Remove near-duplicate samples using MinHash + LSH banding.

Algorithm
  1. Tokenise each instruction into character n-grams (default n=3).
  2. Compute a k-dimensional MinHash signature per sample using k independent universal hash functions (default k=128).
  3. Split each signature into bands rows of rows ints; bands × rows = k. The (bands, rows) pair is auto-tuned so the LSH s-curve's 0.5 inflection sits near threshold.
  4. Two signatures collide in a band iff their rows-int sub-vector is equal. We only verify Jaccard for collision candidates — turning the O(n²) brute-force into ~O(n) under typical thresholds.
  5. If estimated Jaccard >= threshold, the later sample is a near-dup.
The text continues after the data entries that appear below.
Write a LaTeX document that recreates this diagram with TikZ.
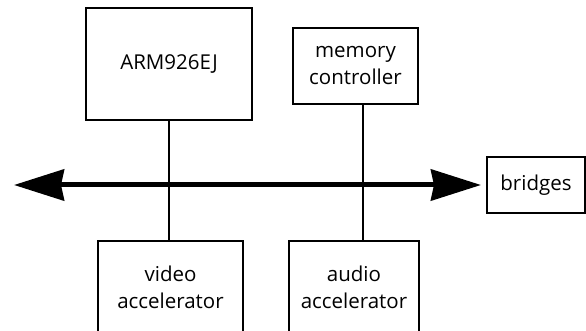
\documentclass[tikz,border=0pt]{standalone}
\usepackage{fontspec}
\setmainfont{Open Sans}
\usetikzlibrary{arrows.meta}
\tikzset{
  block/.style={draw, line width=1.3pt, align=center, inner sep=0pt,
    font=\fontsize{20.5}{27}\selectfont},
  link/.style={line width=1.3pt},
  bus/.style={line width=5pt, {Stealth[length=50pt,width=31pt,inset=3pt]}-{Stealth[length=50pt,width=31pt,inset=3pt]}}
}
\begin{document}
\begin{tikzpicture}[x=1pt,y=-1pt]
            \useasboundingbox (0,0) rectangle (586,331);
            % Coordinates
            \coordinate (L) at (14,185);
            \coordinate (R) at (481,185);
            % Blocks
            \node[block, minimum width=166pt, minimum height=112pt] (arm) at (169,64) {ARM926EJ};
            \node[block, minimum width=125pt, minimum height=76pt] (mem) at (355.5,66) {memory\\controller};
            \node[block, minimum width=145pt, minimum height=92pt] (video) at (170.5,287) {video\\accelerator};
            \node[block, minimum width=130pt, minimum height=92pt] (audio) at (354,287) {audio\\accelerator};
            \node[block, minimum width=98pt, minimum height=56pt] (bridges) at (536,185) {bridges};

            % draw additional lines
            \draw[link] (arm.south) -- (arm.south |- video.north);
            \draw[link] ([xshift=7.5pt]mem.south) -- ([xshift=7.5pt]mem.south |- audio.north);
            \draw[bus] (L) -- (R);
        \end{tikzpicture}
\end{document}
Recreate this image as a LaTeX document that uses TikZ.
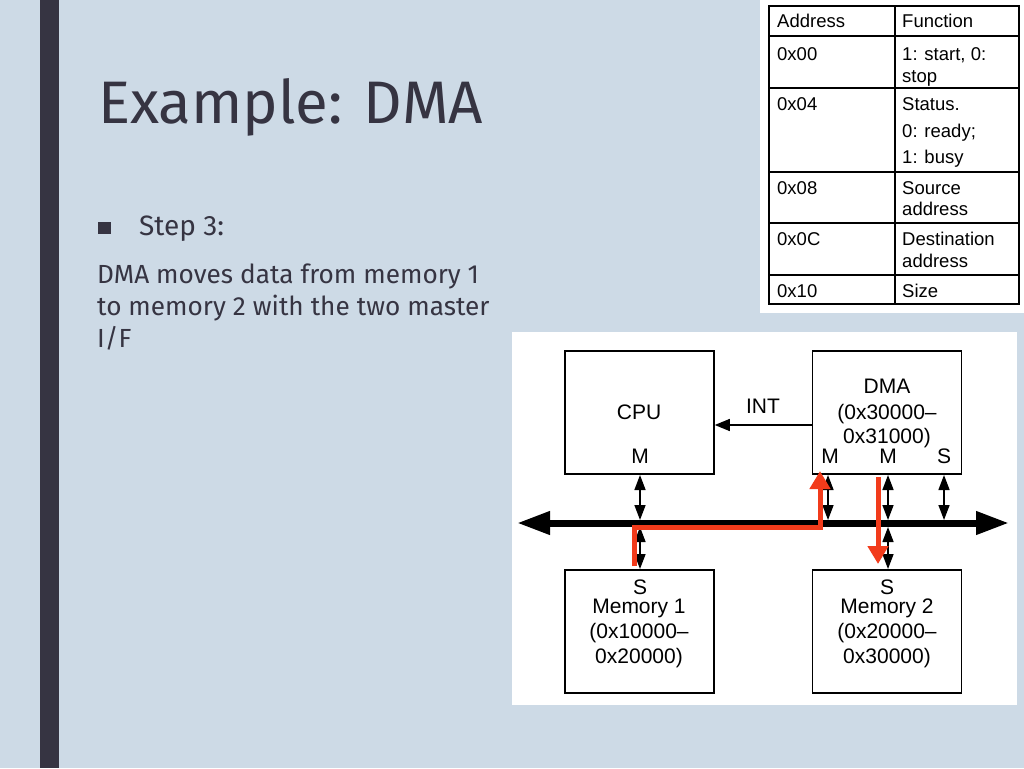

The threshold is a tunable config value — not a code constant. A threshold of 0.85 is a starting point, not a universal answer.

StratifiedSampler

StratifiedSampler(category_field: str = 'source_dataset', target_distribution: dict[str, float] | None = None, seed: int = 42)

Bases: BaseNormalizer

Downsample over-represented categories; warn on under-represented ones.

Parameters:

Name Type Description Default
category_field str

Key in DataSample.metadata (or top-level field) that holds the category label. Defaults to 'task_type' (top-level field).

'source_dataset'
target_distribution dict[str, float] | None

Mapping of category -> max fraction of total output. e.g. {'coding': 0.25, 'general': 0.40} Categories not listed are passed through without downsampling.

None
seed int

Random seed for reproducible sampling.

42

MaxSamplesTruncator

MaxSamplesTruncator(max_samples: int)

Bases: BaseNormalizer

Keep only the first max_samples samples, dropping the rest.

Useful for smoke tests and cost-bounded runs. Applied after readers (CLI pipelines) or after resampling (Curator).

run

run(samples: list[DataSample]) -> list[DataSample]

Return the first max_samples entries of samples.

__getattr__

__getattr__(name: str)

Lazy import for EmbeddingDeduplicator (requires the [embedding] extra).